As an aside, working on my blog posts has caused me to become more aware of errors in grammar; which caused me to notice one in the PSA!Posession vs. pluralPossession vs. Plural

Yes, That Shit Really is Gold


I’m not sure how it happened, but I came across an article as I was browsing the internet about how it might be possible to use gold from our poop…and that it might be good for the environment too.

It seems like a crazy idea…and I wonder how someone discovered this or decided to look into it, but scientists have found that extracting gold – among other precious metals – from sludge and sewage is not only possible, but also effective, lucrative, and good for the environment. The data was recently presented at a conference in Denver by the American Chemical Society.

Many people are saying that mining gold from sewage might even be more fruitful than mining gold from ore in gold mines.

And there’s no doubt that it’s bringing in a lot of money. An Arizona State University study showed that in a city with a population of one million, there is at least $13 million worth of precious metals in the sewage.

Japan has already begun mining poop for gold, and they’re having a lot of success in doing s.  In Suwa waste facility in Nagano, Japan, the ash from incinerated sludge is producing more than 1,890 grams of gold per ton, while Japan’s world-class gold mine – Hishikari Mine – is only producing 20 to 40 grams of gold per ton of ore.

It’s not only gold that we’re finding though. There are also other precious metals, such as silver, platinum, copper, and vanadium in the sludge. Kathleen Smith of the US Geological Survey says some of these metals can be sold and used in technology such as cellphones, computers, and alloys.

gold ore to concentrate

In any process, gold has to be treated in order to be useful. In the case of mines, the chemicals used to extract metals from rock can be harmful to the environment. Using these chemicals at a water treatment facility, however, keeps the chemicals from leaking out into the environment.


The process is fairly simple. The sewage is transported to a waste treatment facility, where once the sludge is processed, the metals are separated from it. The remaining waste can be treated further to create biosolids, which are nutrient-rich organic materials produced from the residuals of treated wastewater.

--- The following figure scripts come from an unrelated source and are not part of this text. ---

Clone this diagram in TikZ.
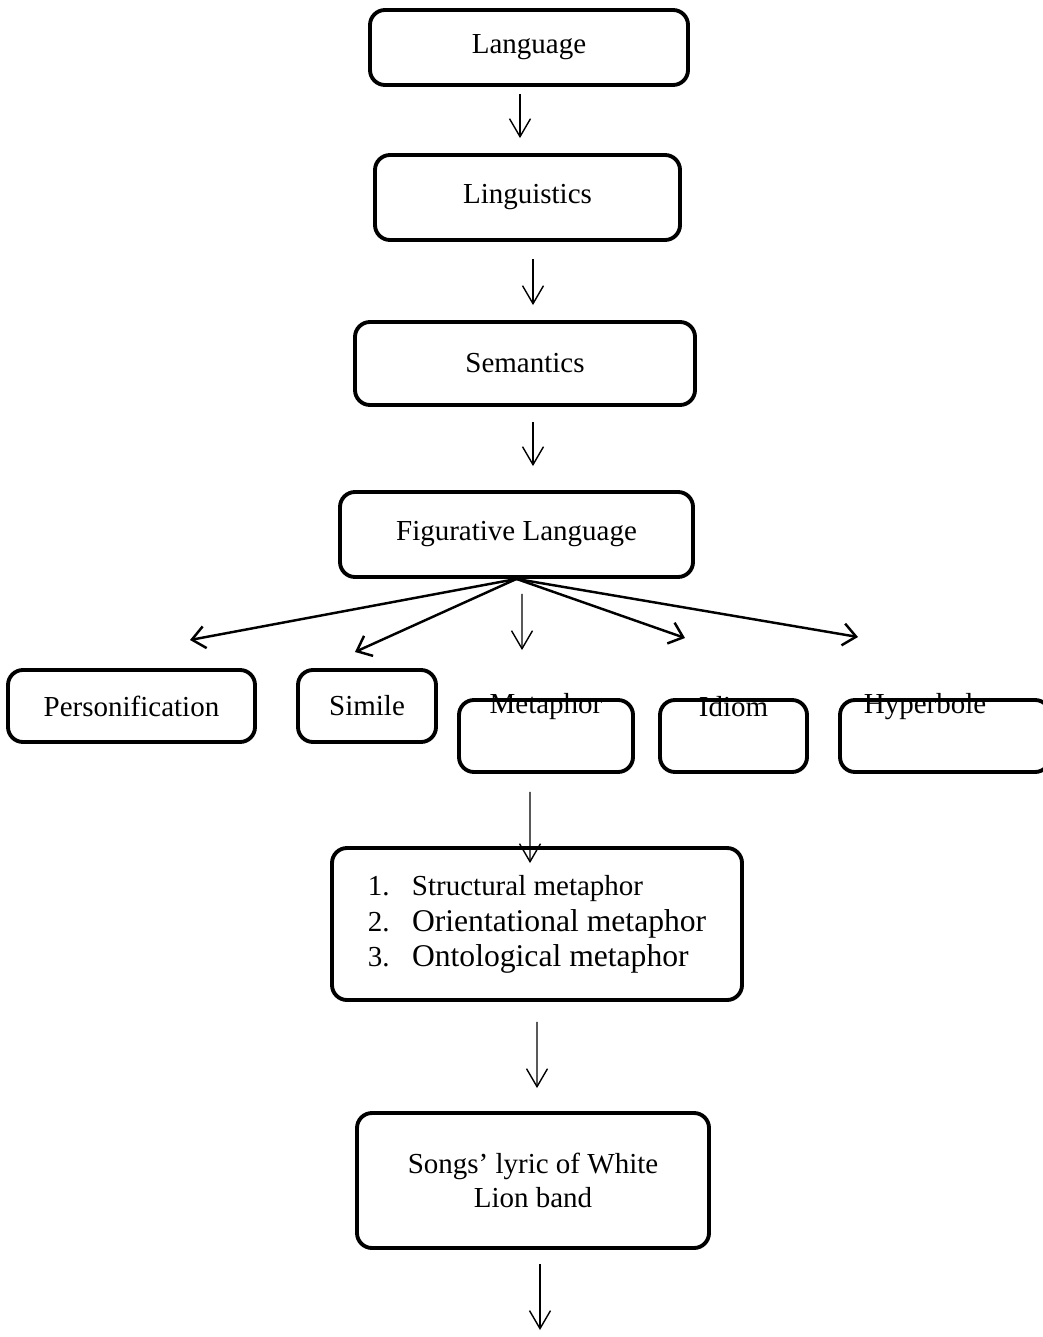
\documentclass[tikz,border=0pt]{standalone}
\usepackage{fontspec}
\setmainfont{Liberation Serif}
\usepackage{tikz}
\usetikzlibrary{arrows.meta}

\begin{document}
\begin{tikzpicture}[
  font=\fontsize{16.5}{19.5}\selectfont,
  box/.style={draw, line width=2.2pt, rounded corners=0.3cm, align=center, inner sep=2pt},
  arr/.style={-{Straight Barb[length=0.36cm, width=0.42cm]}, line width=0.8pt},
  fanarr/.style={-{Straight Barb[length=0.26cm, width=0.44cm]}, line width=1.4pt},
  toplab/.style={anchor=center, yshift=-0.17cm},
]
  \useasboundingbox (0,0) rectangle (20.84,-26.74);
  % main column
  \node[box, minimum width=6.36cm, minimum height=1.5cm] (lang) at (10.58,-0.95) {Language};
  \node[box, minimum width=6.1cm, minimum height=1.7cm] (ling) at (10.55,-3.95) {Linguistics};
  \node[box, minimum width=6.8cm, minimum height=1.66cm] (sem) at (10.5,-7.27) {Semantics};
  \node[box, minimum width=7.06cm, minimum height=1.7cm] (fig) at (10.33,-10.69) {Figurative Language};
  % kinds of figurative language
  \node[box, minimum width=4.94cm, minimum height=1.44cm] (pers) at (2.63,-14.12) {Personification};
  \node[box, minimum width=2.76cm, minimum height=1.44cm] (simile) at (7.34,-14.12) {Simile};
  \node[box, minimum width=3.48cm, minimum height=1.44cm, label={[toplab]north:Metaphor}] (meta) at (10.92,-14.72) {};
  \node[box, minimum width=2.94cm, minimum height=1.44cm, label={[toplab]north:Idiom}] (idiom) at (14.67,-14.72) {};
  \node[box, minimum width=4.2cm, minimum height=1.44cm, label={[toplab, xshift=-0.4cm]north:Hyperbole}] (hyper) at (18.9,-14.72) {};
  % metaphor types + data
  \node[box, minimum width=8.2cm, minimum height=3.04cm] (types) at (10.74,-18.48) {\fontsize{18}{20}\selectfont
    \begin{tabular}{@{}l@{\hspace{0.45cm}}l@{}}
      \fontsize{16.5}{20}\selectfont 1. & \fontsize{16.5}{20}\selectfont Structural metaphor\\
      \fontsize{16.5}{20}\selectfont 2. & Orientational metaphor\\
      \fontsize{16.5}{20}\selectfont 3. & Ontological metaphor
    \end{tabular}};
  \node[box, minimum width=7.04cm, minimum height=2.7cm] (lyric) at (10.66,-23.61) {Songs' lyric of White\\Lion band};
  \coordinate (tpers) at (3.8,-12.8);
  \coordinate (tsim) at (7.1,-13.04);
  \coordinate (tidiom) at (13.7,-12.76);
  \coordinate (thyper) at (17.16,-12.74);
  \coordinate (tend) at (10.8,-26.6);
  % arrows
  \draw[arr] ([xshift=-0.18cm, yshift=-0.14cm]lang.south) -- ([xshift=-0.15cm, yshift=0.3cm]ling.north);
  \draw[arr] ([xshift=0.11cm, yshift=-0.34cm]ling.south) -- ([xshift=0.16cm, yshift=0.3cm]sem.north);
  \draw[arr] ([xshift=0.16cm, yshift=-0.3cm]sem.south) -- ([xshift=0.33cm, yshift=0.48cm]fig.north);
  \draw[fanarr] (fig.south) -- (tpers);
  \draw[fanarr] (fig.south) -- (tsim);
  \draw[arr] ([xshift=0.11cm, yshift=-0.3cm]fig.south) -- ([xshift=-0.48cm, yshift=0.96cm]meta.north);
  \draw[fanarr] (fig.south) -- (tidiom);
  \draw[fanarr] (fig.south) -- (thyper);
  \draw[arr] ([xshift=-0.32cm, yshift=-0.36cm]meta.south) -- ([xshift=-0.14cm, yshift=-0.34cm]types.north);
  \draw[arr] ([yshift=-0.4cm]types.south) -- ([xshift=0.08cm, yshift=0.46cm]lyric.north);
  \draw[arr] ([xshift=0.14cm, yshift=-0.28cm]lyric.south) -- (tend);
\end{tikzpicture}
\end{document}
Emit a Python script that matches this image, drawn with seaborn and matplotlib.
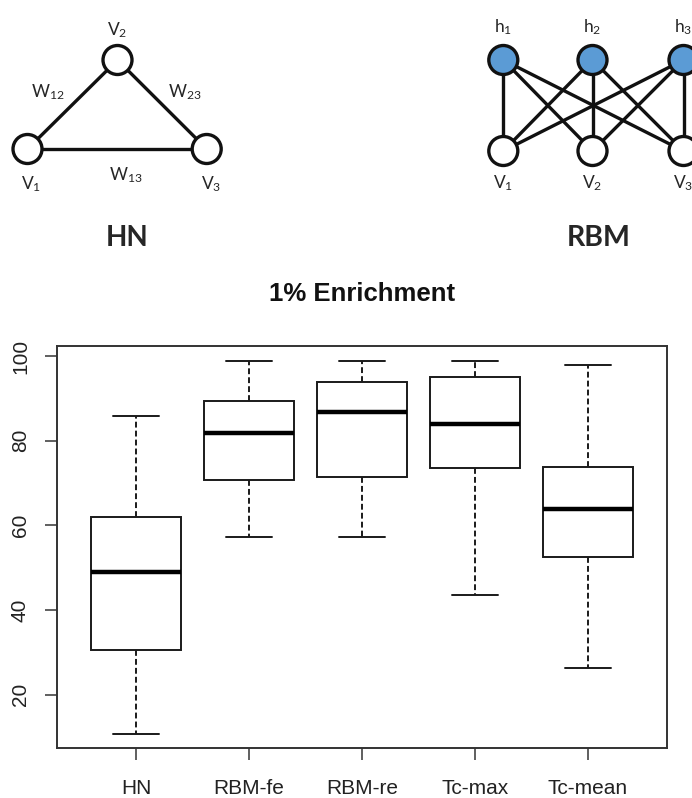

Sewage right now is used largely as fertilizer, but it is not used after being processed. Not only is this a waste of how the sewage can be more effectively and healthily used, but by containing so many metals, it damages our fields and forests immensely. But in mining the waste for these metals and extracting and repurposing them, it can benefit the environment in several ways. When sludge is treated properly at waste water facilities, it turns into biosolids, which can be recycled safely and used as nutrient-rich fertilizer in replacement of chemical fertilizers. It would be useful to look into how we can use sewage and biosolids in order to rebuild ecosystems and forests that have been destroyed, as well as to restore farms and fields that are nourished with harmful fertilizers full of chemicals and pesticides.

It turns out that a lot of the precious metals that are found in our poop come from things like shampoo and laundry detergent, which use the metals to act against our body odor. This could be problematic though, since these things are not always good for the environment. I don’t think there is enough research on this, but if precious metals and other things that are beneficial to the environment can be recycled from the waste of these products, then perhaps the negative effects of these products can also be limited, or at least moderately counteracted in some way. Whatever the cause, there are a lot of precious metals ending up in our sewage facilities that could be put to much better use than for what they are currently being used.

Unprotected farm fields yield topsoil as well as farm fertilizers and other potential pollutants when heavy rains occur.

Though I am wary to say that this is a game-changer for the environmental movement, I do think it’s an innovative and unique way to tackle the issues, especially in terms of the currently prevalent use of chemical fertilizers.